## Task brief
Your task is to retype, word for word, the lines from the start of the data through the line holding "import seaborn as sns". Do not include the pictures.
■ ■ ■
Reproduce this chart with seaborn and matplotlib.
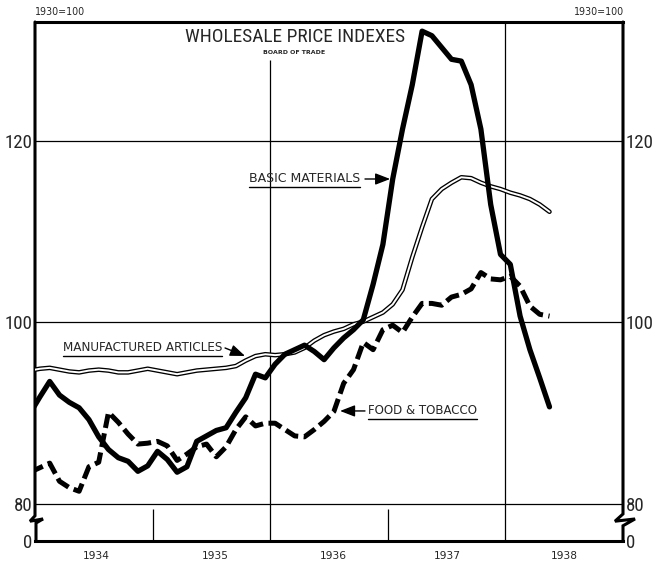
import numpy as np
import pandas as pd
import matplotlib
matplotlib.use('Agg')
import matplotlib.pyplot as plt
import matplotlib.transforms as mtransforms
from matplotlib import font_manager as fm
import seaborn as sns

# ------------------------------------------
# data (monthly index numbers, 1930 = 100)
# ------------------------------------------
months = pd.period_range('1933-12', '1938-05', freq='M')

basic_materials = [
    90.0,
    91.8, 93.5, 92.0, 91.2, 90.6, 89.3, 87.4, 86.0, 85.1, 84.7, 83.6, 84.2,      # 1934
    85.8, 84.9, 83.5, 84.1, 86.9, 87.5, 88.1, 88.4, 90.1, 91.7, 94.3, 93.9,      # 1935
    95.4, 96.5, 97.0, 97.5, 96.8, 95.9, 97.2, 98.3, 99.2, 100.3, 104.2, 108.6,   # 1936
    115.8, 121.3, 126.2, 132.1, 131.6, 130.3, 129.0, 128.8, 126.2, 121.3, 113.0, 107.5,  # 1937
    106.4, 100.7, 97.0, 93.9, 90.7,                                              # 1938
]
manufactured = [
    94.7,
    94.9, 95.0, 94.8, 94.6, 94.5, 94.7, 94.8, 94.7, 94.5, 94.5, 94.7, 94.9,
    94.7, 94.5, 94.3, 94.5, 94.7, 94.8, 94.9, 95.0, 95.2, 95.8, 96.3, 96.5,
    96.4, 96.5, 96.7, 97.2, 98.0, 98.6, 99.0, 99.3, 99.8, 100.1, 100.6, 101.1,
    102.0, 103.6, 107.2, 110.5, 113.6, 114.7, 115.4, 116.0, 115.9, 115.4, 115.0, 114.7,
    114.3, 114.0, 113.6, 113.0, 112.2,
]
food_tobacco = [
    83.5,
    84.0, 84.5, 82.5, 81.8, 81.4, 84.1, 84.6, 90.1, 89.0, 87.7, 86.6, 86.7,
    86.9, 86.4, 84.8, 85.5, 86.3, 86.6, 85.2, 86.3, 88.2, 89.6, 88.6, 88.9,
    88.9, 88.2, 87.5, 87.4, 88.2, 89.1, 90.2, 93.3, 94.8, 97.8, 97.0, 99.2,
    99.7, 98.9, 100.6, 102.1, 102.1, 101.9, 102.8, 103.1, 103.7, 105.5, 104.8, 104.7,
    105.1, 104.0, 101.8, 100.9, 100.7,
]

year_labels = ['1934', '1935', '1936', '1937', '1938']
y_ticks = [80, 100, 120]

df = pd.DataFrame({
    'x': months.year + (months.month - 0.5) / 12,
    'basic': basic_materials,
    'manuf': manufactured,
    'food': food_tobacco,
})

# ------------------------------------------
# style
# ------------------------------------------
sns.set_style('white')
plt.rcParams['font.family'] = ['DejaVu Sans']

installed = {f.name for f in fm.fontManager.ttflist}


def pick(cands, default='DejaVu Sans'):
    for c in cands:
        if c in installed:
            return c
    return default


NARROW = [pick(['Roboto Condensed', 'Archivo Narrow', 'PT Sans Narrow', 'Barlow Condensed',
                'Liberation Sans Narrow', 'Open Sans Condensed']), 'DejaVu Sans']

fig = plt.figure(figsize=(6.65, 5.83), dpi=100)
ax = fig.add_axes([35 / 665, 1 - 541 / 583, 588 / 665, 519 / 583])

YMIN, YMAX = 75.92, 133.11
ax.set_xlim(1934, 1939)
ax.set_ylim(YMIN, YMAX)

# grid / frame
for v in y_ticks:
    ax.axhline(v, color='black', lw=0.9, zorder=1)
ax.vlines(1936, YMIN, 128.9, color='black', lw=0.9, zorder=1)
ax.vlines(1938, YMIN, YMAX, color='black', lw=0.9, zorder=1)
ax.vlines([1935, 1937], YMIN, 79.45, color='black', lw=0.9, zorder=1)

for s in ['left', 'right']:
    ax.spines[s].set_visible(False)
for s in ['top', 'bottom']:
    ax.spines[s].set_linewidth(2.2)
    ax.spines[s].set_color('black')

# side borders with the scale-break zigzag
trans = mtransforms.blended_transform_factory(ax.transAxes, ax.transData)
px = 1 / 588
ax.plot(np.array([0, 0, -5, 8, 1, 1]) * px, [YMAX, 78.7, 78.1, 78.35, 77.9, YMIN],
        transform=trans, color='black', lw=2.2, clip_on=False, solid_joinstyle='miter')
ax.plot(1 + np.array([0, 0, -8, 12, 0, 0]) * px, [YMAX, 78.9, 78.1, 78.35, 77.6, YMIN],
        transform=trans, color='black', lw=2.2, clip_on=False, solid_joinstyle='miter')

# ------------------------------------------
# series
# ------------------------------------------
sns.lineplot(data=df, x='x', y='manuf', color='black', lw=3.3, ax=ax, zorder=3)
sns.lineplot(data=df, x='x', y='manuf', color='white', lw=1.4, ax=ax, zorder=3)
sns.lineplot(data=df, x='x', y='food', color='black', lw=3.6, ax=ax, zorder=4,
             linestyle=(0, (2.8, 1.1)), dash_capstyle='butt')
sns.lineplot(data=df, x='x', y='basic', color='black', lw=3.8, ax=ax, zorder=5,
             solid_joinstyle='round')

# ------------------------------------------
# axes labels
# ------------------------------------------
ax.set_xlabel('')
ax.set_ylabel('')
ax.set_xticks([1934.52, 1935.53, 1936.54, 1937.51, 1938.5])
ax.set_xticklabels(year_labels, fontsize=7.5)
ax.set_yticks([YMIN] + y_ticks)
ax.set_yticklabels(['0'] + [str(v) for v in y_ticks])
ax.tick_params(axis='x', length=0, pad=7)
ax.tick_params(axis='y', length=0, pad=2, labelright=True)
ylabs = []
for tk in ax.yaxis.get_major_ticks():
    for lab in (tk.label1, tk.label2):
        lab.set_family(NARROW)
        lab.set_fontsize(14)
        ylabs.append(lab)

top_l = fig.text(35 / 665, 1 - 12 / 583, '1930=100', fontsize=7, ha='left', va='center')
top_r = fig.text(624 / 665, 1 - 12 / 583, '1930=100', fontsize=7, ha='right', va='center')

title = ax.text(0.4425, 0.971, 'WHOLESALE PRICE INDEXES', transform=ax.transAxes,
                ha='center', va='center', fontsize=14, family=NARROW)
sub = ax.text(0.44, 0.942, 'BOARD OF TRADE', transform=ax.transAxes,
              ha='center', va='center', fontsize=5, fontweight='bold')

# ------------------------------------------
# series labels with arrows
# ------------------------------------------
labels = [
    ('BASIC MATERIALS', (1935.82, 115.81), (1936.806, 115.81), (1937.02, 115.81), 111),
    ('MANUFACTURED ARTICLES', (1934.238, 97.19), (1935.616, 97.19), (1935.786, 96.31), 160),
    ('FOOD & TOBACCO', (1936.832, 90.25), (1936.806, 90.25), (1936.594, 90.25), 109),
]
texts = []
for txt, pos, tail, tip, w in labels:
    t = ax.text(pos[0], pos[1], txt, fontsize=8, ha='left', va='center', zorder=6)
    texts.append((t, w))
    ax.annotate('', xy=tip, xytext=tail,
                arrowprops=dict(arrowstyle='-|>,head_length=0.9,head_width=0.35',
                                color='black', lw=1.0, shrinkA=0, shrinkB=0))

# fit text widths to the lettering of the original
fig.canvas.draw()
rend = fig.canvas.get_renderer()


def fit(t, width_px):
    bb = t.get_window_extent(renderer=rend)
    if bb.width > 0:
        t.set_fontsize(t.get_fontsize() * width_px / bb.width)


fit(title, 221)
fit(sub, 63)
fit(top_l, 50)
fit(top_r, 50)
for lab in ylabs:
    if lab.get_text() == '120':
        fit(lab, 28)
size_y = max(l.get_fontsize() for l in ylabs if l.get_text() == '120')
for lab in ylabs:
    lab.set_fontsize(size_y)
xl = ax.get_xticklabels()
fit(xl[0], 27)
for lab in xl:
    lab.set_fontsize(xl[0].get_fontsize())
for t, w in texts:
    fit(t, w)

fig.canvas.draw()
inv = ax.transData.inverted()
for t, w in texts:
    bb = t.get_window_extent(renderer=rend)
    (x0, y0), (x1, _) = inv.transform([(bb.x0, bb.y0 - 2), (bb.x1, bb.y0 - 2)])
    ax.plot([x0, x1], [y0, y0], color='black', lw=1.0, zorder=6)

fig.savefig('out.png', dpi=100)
■ ■ ■
## Answer for this exercise
Reproduce this chart with seaborn and matplotlib.
import numpy as np
import pandas as pd
import matplotlib
matplotlib.use('Agg')
import matplotlib.pyplot as plt
import matplotlib.transforms as mtransforms
from matplotlib import font_manager as fm
import seaborn as sns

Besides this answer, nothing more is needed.